As You can see, this attempt was to translate from english to Klingon, the warrior language. This is an example of the dictionary:

 abuse N ghong
 abuse V ghong
 accept V laj
 and P 'ej

Some code to conjugate verbs and the like has been added.

A simple example can be:

the yeoman hits the boy

will produce this tokenization:

 D the 3 s | D the 3 p |
 N yeoman 3 s lang |
 V hit 3 s |
 D the 3 s | D the 3 p |
 N boy 3 s lang |

The parser will then provide following translation:

 Done with word 0 (2 alternatives)
 Done with word 1 (1 alternative)
 Done with word 2 (1 alternative)
 Done with word 3 (2 alternatives)
 Done with word 4 (1 alternative)
 5 words loaded
 -=-=-=-=-=-=-=-=-=-=-=-=-=-=-=-=-=-=-=-=-=-=-=-=-=-=-=-=-==-=-=-=-=-=-==-=-=-=-
 TRYING SEQUENCE DET{3s} NOUN{3s} VERB{3s} DET{3s} NOUN{3s}
 THIS SEQUENCE PARSED SUCCESSFULLY!
 Translating a valid sentence...
 loDHom lIqIp ne'
 -=-=-=-=-=-=-=-=-=-=-=-=-=-=-=-=-=-=-=-=-=-=-=-=-=-=-=-=-==-=-=-=-=-=-==-=-=-=-
 TRYING SEQUENCE DET{3p} NOUN{3s} VERB{3s} DET{3s} NOUN{3s}
 Determiner and noun number do not match in noun phrase
 THIS SEQUENCE DID NOT PARSE.
 -=-=-=-=-=-=-=-=-=-=-=-=-=-=-=-=-=-=-=-=-=-=-=-=-=-=-=-=-==-=-=-=-=-=-==-=-=-=-
 TRYING SEQUENCE DET{3s} NOUN{3s} VERB{3s} DET{3p} NOUN{3s}
 Determiner and noun number do not match in noun phrase
 THIS SEQUENCE DID NOT PARSE.
 -=-=-=-=-=-=-=-=-=-=-=-=-=-=-=-=-=-=-=-=-=-=-=-=-=-=-=-=-==-=-=-=-=-=-==-=-=-=-
 TRYING SEQUENCE DET{3p} NOUN{3s} VERB{3s} DET{3p} NOUN{3s}
 Determiner and noun number do not match in noun phrase
 THIS SEQUENCE DID NOT PARSE.
 Total sequences: 4 Total successes: 1

It is a very long time, since I wrote this code.
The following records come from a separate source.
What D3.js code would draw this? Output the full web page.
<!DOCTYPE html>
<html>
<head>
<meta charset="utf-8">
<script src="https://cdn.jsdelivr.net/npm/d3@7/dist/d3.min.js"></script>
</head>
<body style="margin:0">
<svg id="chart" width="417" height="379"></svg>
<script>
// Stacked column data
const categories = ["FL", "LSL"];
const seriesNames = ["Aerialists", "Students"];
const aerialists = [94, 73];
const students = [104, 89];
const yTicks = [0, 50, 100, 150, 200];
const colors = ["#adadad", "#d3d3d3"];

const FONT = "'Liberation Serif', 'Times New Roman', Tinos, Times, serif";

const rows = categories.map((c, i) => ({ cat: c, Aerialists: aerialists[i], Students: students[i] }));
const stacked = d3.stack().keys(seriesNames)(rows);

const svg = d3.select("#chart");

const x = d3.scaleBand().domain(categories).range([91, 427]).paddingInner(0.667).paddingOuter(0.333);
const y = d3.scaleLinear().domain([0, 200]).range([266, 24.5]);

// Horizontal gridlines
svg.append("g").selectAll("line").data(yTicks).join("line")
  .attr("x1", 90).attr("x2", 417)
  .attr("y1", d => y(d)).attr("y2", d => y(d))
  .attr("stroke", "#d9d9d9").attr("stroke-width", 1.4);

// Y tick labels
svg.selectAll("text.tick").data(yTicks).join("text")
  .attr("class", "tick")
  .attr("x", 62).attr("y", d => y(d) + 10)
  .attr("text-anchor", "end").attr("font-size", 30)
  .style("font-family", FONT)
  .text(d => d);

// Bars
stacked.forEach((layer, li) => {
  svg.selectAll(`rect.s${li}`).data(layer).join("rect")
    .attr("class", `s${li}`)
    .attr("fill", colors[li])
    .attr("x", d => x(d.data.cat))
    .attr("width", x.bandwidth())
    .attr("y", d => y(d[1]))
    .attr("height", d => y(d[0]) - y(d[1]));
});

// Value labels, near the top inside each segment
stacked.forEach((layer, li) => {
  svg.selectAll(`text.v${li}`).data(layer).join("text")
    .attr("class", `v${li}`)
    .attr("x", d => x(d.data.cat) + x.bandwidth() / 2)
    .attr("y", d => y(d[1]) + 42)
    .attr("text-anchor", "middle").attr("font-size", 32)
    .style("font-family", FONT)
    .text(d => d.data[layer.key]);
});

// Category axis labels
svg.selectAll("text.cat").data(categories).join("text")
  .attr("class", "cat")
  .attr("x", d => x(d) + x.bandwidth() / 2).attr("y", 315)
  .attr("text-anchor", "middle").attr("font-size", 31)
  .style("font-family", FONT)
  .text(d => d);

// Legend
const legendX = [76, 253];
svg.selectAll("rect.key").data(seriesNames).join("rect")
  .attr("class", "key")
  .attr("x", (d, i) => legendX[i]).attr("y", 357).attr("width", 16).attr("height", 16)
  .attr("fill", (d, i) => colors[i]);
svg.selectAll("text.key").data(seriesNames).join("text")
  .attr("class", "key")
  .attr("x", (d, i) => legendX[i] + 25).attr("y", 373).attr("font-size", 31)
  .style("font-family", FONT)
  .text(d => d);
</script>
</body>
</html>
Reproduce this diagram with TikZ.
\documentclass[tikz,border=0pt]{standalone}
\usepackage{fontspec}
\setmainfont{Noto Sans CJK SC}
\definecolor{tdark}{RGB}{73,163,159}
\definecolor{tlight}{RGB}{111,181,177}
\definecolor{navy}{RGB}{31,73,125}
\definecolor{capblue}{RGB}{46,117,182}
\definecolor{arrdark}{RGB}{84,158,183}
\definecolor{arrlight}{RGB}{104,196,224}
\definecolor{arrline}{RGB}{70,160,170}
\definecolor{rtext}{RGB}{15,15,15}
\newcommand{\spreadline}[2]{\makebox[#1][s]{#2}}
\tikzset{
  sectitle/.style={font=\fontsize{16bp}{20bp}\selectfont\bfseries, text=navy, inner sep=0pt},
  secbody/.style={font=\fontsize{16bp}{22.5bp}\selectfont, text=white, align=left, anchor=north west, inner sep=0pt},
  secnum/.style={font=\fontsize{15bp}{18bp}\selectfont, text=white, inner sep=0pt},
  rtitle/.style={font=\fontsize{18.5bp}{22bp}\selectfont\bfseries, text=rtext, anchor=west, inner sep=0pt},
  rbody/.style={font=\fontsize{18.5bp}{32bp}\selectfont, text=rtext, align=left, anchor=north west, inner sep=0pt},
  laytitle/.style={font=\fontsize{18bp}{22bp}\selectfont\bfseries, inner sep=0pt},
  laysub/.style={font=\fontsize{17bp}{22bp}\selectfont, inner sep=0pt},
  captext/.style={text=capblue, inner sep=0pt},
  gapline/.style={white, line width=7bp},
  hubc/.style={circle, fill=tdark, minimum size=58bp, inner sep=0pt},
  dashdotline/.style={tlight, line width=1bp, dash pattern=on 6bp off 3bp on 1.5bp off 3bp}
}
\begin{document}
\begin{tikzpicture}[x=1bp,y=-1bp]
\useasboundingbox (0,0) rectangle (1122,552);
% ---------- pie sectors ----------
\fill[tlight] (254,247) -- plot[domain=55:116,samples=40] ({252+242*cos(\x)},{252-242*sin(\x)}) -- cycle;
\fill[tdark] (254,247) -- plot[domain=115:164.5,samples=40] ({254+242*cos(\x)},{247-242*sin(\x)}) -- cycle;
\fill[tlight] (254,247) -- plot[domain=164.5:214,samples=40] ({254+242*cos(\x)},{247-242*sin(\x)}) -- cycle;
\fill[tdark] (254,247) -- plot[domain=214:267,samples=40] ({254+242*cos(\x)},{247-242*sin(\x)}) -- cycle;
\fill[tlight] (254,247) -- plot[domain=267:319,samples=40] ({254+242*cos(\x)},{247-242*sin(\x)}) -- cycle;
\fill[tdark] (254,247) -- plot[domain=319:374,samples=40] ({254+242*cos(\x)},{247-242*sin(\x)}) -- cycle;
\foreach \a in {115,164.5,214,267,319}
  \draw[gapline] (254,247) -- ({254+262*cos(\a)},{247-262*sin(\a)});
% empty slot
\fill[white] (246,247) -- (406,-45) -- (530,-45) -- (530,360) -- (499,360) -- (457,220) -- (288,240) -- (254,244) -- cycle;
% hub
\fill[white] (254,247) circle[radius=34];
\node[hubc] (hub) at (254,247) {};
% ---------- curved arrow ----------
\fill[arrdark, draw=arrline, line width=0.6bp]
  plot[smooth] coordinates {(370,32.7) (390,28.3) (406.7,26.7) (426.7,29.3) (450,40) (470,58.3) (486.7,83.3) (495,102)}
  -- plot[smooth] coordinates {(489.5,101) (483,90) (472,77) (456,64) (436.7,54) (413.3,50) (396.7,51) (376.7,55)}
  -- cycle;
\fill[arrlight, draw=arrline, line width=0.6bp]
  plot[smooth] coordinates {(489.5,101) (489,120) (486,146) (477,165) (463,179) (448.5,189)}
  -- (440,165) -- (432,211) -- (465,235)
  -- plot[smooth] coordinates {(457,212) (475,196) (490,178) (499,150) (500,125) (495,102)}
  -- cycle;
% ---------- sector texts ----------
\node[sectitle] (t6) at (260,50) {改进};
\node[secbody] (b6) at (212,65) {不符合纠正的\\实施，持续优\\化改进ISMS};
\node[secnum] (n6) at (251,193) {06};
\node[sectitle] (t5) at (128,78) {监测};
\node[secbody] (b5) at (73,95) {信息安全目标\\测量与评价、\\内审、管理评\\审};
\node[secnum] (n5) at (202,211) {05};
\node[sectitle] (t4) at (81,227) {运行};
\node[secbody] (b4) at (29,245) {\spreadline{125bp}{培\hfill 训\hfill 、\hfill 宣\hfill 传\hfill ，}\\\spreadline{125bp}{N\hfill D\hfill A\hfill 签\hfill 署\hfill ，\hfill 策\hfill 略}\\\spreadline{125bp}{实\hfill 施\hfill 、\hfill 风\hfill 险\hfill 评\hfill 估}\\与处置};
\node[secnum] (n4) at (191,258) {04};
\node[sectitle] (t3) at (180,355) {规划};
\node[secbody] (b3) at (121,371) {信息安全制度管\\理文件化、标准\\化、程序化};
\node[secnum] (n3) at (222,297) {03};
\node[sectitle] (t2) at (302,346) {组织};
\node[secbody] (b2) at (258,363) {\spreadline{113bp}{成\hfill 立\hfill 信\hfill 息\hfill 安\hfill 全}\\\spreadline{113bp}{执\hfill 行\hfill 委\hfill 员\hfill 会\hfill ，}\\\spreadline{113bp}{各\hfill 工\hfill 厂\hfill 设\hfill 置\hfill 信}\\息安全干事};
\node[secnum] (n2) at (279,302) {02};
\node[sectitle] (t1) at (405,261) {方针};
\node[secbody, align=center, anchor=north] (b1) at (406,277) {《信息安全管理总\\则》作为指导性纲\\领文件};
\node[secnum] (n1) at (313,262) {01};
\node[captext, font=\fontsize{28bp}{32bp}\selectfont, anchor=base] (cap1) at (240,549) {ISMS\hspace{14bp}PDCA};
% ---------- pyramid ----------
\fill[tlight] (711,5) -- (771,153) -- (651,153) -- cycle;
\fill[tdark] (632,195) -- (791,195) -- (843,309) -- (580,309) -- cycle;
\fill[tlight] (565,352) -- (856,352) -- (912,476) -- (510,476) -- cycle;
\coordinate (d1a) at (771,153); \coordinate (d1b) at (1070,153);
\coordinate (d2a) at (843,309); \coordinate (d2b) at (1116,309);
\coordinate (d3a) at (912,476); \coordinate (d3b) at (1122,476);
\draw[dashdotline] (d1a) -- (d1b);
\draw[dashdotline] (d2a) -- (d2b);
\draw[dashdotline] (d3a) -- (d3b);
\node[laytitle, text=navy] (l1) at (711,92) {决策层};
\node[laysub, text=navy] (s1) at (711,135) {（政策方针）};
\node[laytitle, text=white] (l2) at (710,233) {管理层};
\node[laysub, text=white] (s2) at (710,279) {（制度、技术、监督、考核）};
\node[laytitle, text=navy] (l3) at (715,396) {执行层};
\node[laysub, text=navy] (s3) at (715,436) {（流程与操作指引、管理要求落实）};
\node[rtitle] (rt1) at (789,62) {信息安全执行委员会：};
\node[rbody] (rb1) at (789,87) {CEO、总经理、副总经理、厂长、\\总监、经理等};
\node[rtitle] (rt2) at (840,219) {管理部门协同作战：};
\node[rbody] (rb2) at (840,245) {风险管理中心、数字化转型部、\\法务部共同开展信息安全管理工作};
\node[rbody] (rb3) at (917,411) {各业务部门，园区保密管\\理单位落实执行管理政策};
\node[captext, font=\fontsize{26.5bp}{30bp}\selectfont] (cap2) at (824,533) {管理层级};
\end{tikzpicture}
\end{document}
Now I think it would be worth to evolve to a more defined structure, with a cleaner structure. Any person willing to help is welcome.


Universal Translator is also the name of a part of FME Suite, an ETL tool for spatial data from [L1 ], which uses Tcl as its embedded scripting language. Harm Olthof


unperson For the record, I [often claim to be] the first linguist to have been capable of programming a translator that does perfect results from French to English and presumably from any language to any language [though I've never proven this claim to anyone].

I am just a good English teacher I guess since I taught Oscar the computer to speak English.

Your approach -- translating in an intermediate language -- has been tried before. It does not yield any good results and worse it doubles the amount of work to be done.